La Digicel, fleuron des télécommunications en Haïti, est aujourd’hui davantage perçue comme un symbole de frustration qu’un modèle de fiabilité. Depuis des années, les plaintes fusent sur les réseaux sociaux, dénonçant des services défaillants, des tarifs exorbitants et une indifférence flagrante envers ses millions de clients. Face à cette situation, l’immobilisme du Conseil National des Télécommunications (CONATEL), organe censé protéger les consommateurs, suscite des interrogations quant à une possible connivence entre l’État et l’entreprise.
Un monopole au service défaillant
Avec sa position quasi-monopolistique, la Digicel contrôle l’accès des Haïtiens aux télécommunications et à l’Internet. Pourtant, cette domination s’accompagne de problèmes récurrents : pannes fréquentes, disparition inexpliquée de crédits, interruptions prolongées des services MonCash, et augmentations tarifaires injustifiées. « En Haïti, ce n’est pas payer pour un service, c’est subir un racket organisé », déplore un utilisateur sur les réseaux sociaux.
Ces défaillances impactent directement l’économie et la vie quotidienne. En septembre 2024, une panne massive a paralysé les services pendant plus d’une semaine, affectant gravement le commerce, l’éducation et les transactions financières. À chaque crise, l’entreprise invoque des « circonstances exceptionnelles » ou des « problèmes techniques », sans jamais proposer de solutions durables ni de compensations adéquates.
L’inaction suspecte du CONATEL
Le rôle du CONATEL dans cette situation est troublant. Chargé de réguler le secteur, cet organe affiche un silence quasi-complice face aux abus de la Digicel. Les quelques interventions de ses dirigeants se limitent à des déclarations vagues, sans suivi concret. Certains médias locaux avancent même l’hypothèse d’une relation étroite entre le CONATEL et l’opérateur téléphonique, où certains responsables profiteraient d’avantages logistiques ou financiers.
Malgré quelques rares appels à l’action, notamment de la part d’autorités publiques exhortant le CONATEL à « jouer son rôle d’arbitre », aucune mesure corrective n’a été prise. Les formulaires de plainte disponibles sur le site de l’institution semblent davantage un alibi qu’un outil de régulation efficace.
Une population otage d’un système défaillant
Dépourvus d’alternatives, les Haïtiens se retrouvent prisonniers d’un système où règnent monopole et impunité. La perspective d’ouverture du marché à de nouveaux opérateurs, qui pourrait introduire la concurrence et améliorer les services, est vue comme une lueur d’espoir. « Seule la concurrence peut briser ce cercle vicieux », affirme un entrepreneur victime des interruptions de service.

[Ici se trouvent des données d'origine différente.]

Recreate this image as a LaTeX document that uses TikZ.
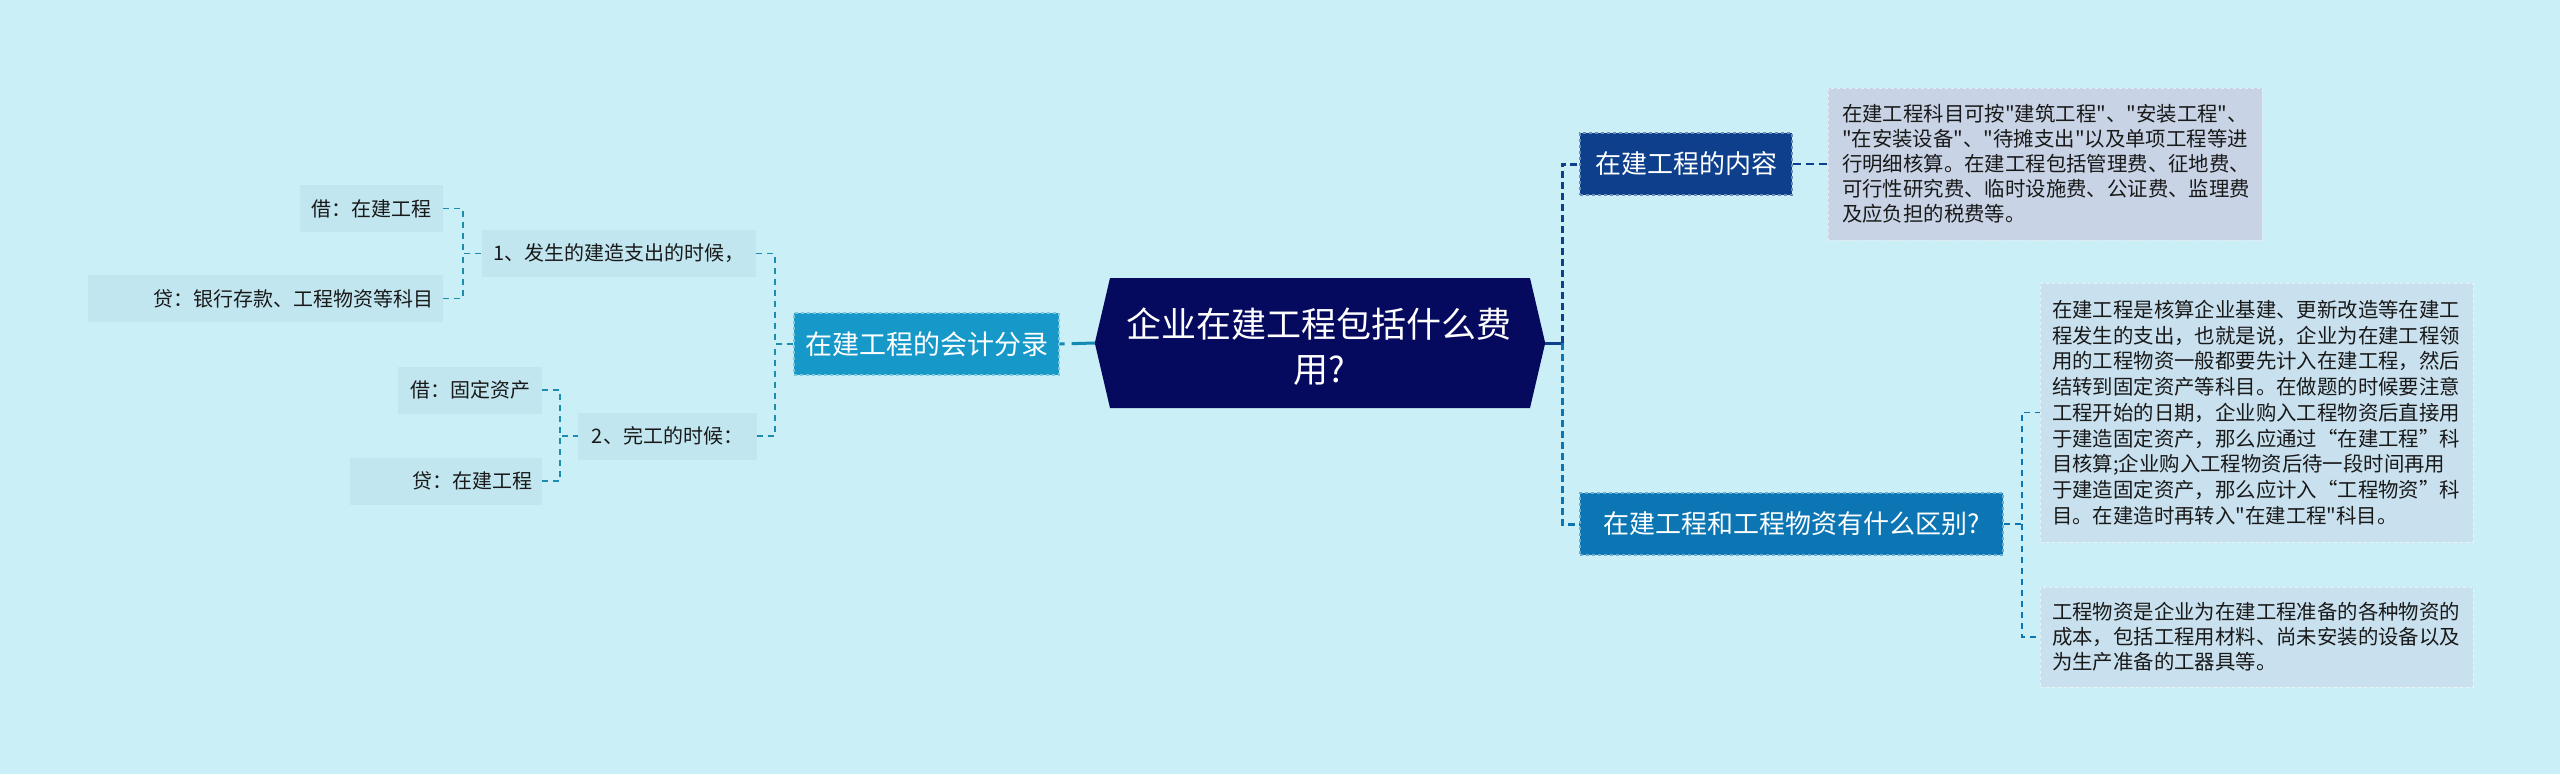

Cependant, sans une réforme structurelle du CONATEL et une volonté politique forte, ces aspirations resteront lettre morte. La Digicel, à l’abri de toute régulation stricte, continuera à prospérer sur le dos d’une population déjà écrasée par des crises multiples. Il est urgent que l’État se ressaisisse et assume ses responsabilités envers ses citoyens.